Interesting idea, eh? Suppose Saudi Arabia, for example, were to enter into a treaty with the city of Mecca similar to Italy’s treaty with what is now the Vatican City State, and Sunni Islam were to re-establish a caliphate centered in Mecca but territorially distinct from any Muslim majority state, with transnational moral authority over all Sunni Muslims, and then it sent diplomats throughout international society on the model of the Catholic church. Shia Islam could create a parallel Imamte perhaps centered on Tehran.

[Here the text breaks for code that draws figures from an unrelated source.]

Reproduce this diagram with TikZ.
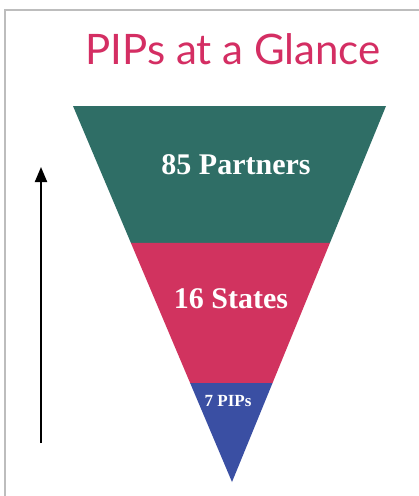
\documentclass[tikz,border=0pt]{standalone}
\usepackage{fontspec}
\setmainfont{Liberation Serif}
\newfontfamily\titlefont{Lato}
\usepackage{xcolor}
\definecolor{pipframe}{HTML}{BDBDBD}
\definecolor{piptitle}{HTML}{D42E63}
\definecolor{pipteal}{HTML}{2F6E66}
\definecolor{pippink}{HTML}{D1335F}
\definecolor{pipblue}{HTML}{3A4FA3}
\usepackage{tikz}
\usetikzlibrary{arrows.meta,positioning,calc}

\tikzset{
  bandlabel/.style={text=white,font=\bfseries,inner sep=0pt},
  band/.style={draw=none}
}

\begin{document}
\begin{tikzpicture}[x=1pt,y=-1pt]
\useasboundingbox[fill=white] (0,0) rectangle (419,496);
% frame: top and left only
\draw[pipframe,line width=1.5pt] (5,496) -- (5,10) -- (419,10);
\node[font=\titlefont\fontsize{42}{46}\selectfont,text=piptitle] (title) at (233,49) {PIPs at a Glance};

% funnel corners
\coordinate (tl) at (73,106);
\coordinate (tr) at (386,106);
\coordinate (apex) at (232,482);
\coordinate (ml) at ($(tl)!0.364!(apex)$);
\coordinate (mr) at ($(tr)!0.364!(apex)$);
\coordinate (ll) at ($(tl)!0.737!(apex)$);
\coordinate (lr) at ($(tr)!0.737!(apex)$);
\fill[band,pipteal] (tl) -- (tr) -- (mr) -- (ml) -- cycle;
\fill[band,pippink] (ml) -- (mr) -- (lr) -- (ll) -- cycle;
\fill[band,pipblue] (ll) -- (lr) -- (apex) -- cycle;

\node[bandlabel,font=\bfseries\fontsize{30}{33}\selectfont] (partners) at (236,165) {85 Partners};
\node[bandlabel,font=\bfseries\fontsize{30}{33}\selectfont] (states) at (231,299) {16 States};
\node[bandlabel,font=\bfseries\fontsize{17}{19}\selectfont] (pips) at (228,401) {7 PIPs};

% growth arrow
\coordinate (arrowlow) at (41,443);
\coordinate (arrowhigh) at (41,167);
\draw[line width=2pt,-{Triangle[length=15pt,width=12pt]}] (arrowlow) -- (arrowhigh);
\end{tikzpicture}
\end{document}
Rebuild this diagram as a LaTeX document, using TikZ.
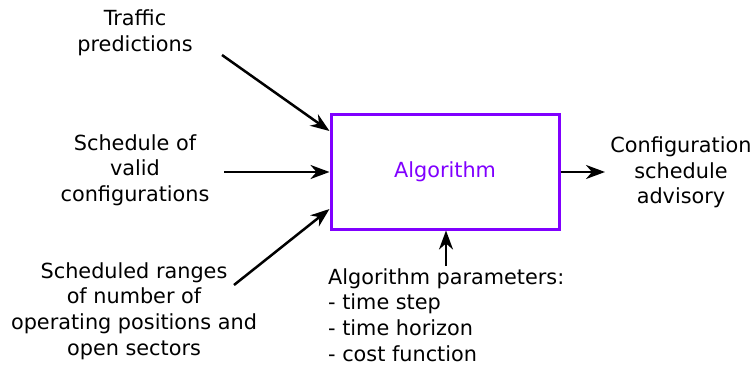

Would a dynamic like this make for a moderating political Islam, capable of integrating into international society and institutions as the Catholic Church has done, separate from the politics of Islamic governments, though sometimes allied with them; and able to represent Islamic perspectives on issues like the laws of war, family policy, human rights, etc, from outside the politics of the nation-state system? Would it constitute a space from within which the silent moderate Islamic majority could exercise a greater influence on political Islam? Or, would such an institution be vulnerable to capture by extremists and bode ill for a pluralistic international society?